"What a contrast to long-time LoC Librarian James Billington, a stuffy old academic who hated e-books and was so far out of touch that he liked faxing more than e-mail."
What the fucking fuck. I read this sentence and my bullshit detector went so that I went to https://en.wikipedia.org/wiki/...
and read for myself. Please learn to read and form your opinion instead of trusting this asshat submitter.
I read over his entire career and I can't really find much disagreeable with this guy.
During his tenure at the Library of Congress, Billington championed no-fee electronic services, beginning with:
American Memory in 1990, which became The National Digital Library in 1994, providing free access online to digitized American history and culture resources with curatorial explanations for K-12 education
THOMAS.gov website in 1994 to provide free public access to U.S. federal legislative information with ongoing updates; and CONGRESS.gov website to provide a state-of-the-art framework for both Congress and the public in 2012
Educational portal for K-12 teachers and students in 1996, and subsequently new prizes and programs for advancing literacy in 2013
Online social media presence for the Library beginning in 2007, which expanded to include blogs, Flickr, establishment of Flickr Commons, Facebook, iTunesU, Pinterest, RSS, Twitter, YouTube and other new media channels. Twitter donated its digital archive to the Library of Congress in 2010; its vice president of engineering, Greg Pass noted, "I am very grateful that Dr. Billington and the Library recognize the value of this information."

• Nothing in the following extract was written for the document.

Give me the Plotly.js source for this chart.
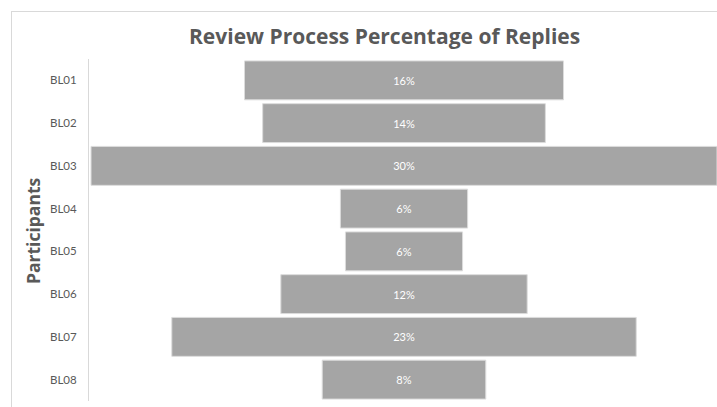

"eCo" online copyright registration, status-checking, processing, and electronic file upload systems in 2008
The World Digital Library in 2009, in association with UNESCO and 181 partners in 81 countries, to make oline copies of professionally curated primary materials of the world's varied cultures free available in multiple languages.
Resource Description and Access (RDA) in 2010, a new cataloguing standard for the digital age implements in 2013
BIBFRAME in 2011, a data model for bibliographic description to provide a foundation for those depending on bibliographic data shared by the Library with partners on the web and in the broader networked world
National Jukebox in 2011 to provide streaming free online access to more than 10,000 out-of-print music and spoken word recordings.
BARD in 2013, digital talking books mobile app for Braille and Audio Reading Downloads in partnership with the Library's National Library Service for the blind and physically handicapped, that enables free downloads of audio and Braille books to mobile devices via the Apple App Store.